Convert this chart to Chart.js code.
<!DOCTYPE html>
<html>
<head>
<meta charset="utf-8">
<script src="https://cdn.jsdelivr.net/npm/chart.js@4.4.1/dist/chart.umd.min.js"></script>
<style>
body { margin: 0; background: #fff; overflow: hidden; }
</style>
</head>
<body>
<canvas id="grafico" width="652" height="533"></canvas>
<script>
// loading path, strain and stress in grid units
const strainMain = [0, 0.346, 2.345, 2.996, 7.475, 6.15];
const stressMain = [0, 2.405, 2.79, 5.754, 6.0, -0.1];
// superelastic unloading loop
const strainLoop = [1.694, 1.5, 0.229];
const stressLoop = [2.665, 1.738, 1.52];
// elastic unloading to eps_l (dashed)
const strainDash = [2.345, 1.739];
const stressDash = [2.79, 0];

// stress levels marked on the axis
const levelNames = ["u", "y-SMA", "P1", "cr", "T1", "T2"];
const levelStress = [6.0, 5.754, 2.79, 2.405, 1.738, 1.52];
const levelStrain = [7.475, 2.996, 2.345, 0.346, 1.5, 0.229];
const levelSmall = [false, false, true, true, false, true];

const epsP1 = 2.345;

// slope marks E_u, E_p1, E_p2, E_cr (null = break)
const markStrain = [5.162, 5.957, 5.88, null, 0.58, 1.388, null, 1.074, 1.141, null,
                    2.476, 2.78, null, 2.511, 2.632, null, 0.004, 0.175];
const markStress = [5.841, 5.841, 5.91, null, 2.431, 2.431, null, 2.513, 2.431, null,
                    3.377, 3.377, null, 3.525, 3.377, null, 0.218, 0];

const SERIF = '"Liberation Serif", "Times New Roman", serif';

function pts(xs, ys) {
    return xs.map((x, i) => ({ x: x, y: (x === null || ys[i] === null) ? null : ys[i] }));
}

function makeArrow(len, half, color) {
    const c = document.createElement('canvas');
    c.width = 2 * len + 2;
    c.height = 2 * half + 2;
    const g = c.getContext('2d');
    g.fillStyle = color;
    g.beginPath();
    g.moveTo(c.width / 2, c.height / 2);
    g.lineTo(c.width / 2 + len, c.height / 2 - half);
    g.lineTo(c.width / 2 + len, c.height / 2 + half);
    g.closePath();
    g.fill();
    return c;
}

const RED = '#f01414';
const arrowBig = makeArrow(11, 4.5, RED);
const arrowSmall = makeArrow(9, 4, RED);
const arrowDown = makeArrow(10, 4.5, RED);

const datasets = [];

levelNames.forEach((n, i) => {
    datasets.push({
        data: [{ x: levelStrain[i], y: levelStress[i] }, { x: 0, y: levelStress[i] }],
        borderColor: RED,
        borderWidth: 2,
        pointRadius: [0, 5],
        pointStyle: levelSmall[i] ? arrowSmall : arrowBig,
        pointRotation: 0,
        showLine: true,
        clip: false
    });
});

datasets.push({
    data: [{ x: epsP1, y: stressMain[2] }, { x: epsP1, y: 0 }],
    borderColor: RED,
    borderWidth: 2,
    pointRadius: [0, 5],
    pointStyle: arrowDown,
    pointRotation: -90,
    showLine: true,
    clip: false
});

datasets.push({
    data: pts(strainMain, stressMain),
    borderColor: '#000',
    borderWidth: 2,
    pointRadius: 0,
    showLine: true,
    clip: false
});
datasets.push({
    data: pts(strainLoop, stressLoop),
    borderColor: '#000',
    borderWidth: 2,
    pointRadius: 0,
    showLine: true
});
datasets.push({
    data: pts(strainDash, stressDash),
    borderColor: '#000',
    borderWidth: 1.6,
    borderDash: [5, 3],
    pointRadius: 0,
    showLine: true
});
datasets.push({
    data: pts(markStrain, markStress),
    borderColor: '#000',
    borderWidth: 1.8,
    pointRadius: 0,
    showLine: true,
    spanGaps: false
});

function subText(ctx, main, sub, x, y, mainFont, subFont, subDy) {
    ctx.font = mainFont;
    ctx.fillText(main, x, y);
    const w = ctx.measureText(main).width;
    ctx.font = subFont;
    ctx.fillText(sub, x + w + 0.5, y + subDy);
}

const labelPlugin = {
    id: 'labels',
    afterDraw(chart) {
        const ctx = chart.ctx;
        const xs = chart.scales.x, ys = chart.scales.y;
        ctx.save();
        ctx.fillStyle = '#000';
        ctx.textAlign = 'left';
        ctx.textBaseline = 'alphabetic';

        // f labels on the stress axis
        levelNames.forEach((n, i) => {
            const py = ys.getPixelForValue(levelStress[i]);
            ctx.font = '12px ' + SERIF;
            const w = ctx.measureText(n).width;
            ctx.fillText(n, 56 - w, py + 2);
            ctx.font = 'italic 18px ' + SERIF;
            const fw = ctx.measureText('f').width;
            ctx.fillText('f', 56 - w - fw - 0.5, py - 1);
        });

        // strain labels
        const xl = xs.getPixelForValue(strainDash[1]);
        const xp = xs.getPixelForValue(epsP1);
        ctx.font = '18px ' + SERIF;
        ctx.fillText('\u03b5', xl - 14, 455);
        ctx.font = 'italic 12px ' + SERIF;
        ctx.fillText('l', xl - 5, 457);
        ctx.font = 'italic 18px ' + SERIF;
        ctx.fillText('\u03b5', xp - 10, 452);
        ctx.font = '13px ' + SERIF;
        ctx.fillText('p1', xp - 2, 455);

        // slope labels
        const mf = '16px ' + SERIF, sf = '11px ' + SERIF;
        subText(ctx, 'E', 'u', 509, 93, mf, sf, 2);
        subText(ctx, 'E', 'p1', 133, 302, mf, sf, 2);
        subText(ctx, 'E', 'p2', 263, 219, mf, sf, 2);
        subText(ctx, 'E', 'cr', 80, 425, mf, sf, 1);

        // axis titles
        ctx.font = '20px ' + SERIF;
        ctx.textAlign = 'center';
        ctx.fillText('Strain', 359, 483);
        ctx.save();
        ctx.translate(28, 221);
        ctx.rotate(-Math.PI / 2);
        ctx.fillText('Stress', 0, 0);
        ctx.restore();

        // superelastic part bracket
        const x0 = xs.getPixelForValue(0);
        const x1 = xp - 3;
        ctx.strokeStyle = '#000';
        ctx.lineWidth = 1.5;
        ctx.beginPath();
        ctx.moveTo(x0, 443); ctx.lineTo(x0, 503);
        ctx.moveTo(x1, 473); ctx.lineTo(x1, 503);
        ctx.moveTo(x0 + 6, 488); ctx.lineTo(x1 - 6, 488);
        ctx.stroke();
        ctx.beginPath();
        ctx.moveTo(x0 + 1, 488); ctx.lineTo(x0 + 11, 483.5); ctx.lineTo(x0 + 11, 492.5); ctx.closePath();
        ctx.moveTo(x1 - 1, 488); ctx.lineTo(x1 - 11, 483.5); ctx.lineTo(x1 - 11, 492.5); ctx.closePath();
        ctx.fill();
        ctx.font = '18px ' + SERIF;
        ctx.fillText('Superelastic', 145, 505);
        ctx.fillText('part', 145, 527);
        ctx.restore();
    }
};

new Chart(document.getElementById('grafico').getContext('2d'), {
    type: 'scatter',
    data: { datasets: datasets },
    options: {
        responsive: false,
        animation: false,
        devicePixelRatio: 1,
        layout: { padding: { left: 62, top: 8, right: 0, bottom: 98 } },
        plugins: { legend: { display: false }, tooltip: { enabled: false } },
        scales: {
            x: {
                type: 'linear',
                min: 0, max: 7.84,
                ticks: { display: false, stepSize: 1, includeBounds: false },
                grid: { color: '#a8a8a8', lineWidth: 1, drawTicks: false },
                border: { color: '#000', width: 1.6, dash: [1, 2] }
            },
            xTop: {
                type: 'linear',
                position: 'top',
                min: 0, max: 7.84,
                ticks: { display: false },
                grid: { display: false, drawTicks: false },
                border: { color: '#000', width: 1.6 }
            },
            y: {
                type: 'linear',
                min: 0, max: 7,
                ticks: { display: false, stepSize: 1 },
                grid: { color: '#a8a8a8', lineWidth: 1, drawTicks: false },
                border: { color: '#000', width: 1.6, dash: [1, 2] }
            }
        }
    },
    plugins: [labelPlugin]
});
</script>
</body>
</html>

* TASK BRIEF: The required output is the exact run of lines from the beginning of the listing above to the line that contains "const stressDash = [2.79, 0];", inclusive of both.

* EXERCISE SOLUTION:
Convert this chart to Chart.js code.
<!DOCTYPE html>
<html>
<head>
<meta charset="utf-8">
<script src="https://cdn.jsdelivr.net/npm/chart.js@4.4.1/dist/chart.umd.min.js"></script>
<style>
body { margin: 0; background: #fff; overflow: hidden; }
</style>
</head>
<body>
<canvas id="grafico" width="652" height="533"></canvas>
<script>
// loading path, strain and stress in grid units
const strainMain = [0, 0.346, 2.345, 2.996, 7.475, 6.15];
const stressMain = [0, 2.405, 2.79, 5.754, 6.0, -0.1];
// superelastic unloading loop
const strainLoop = [1.694, 1.5, 0.229];
const stressLoop = [2.665, 1.738, 1.52];
// elastic unloading to eps_l (dashed)
const strainDash = [2.345, 1.739];
const stressDash = [2.79, 0];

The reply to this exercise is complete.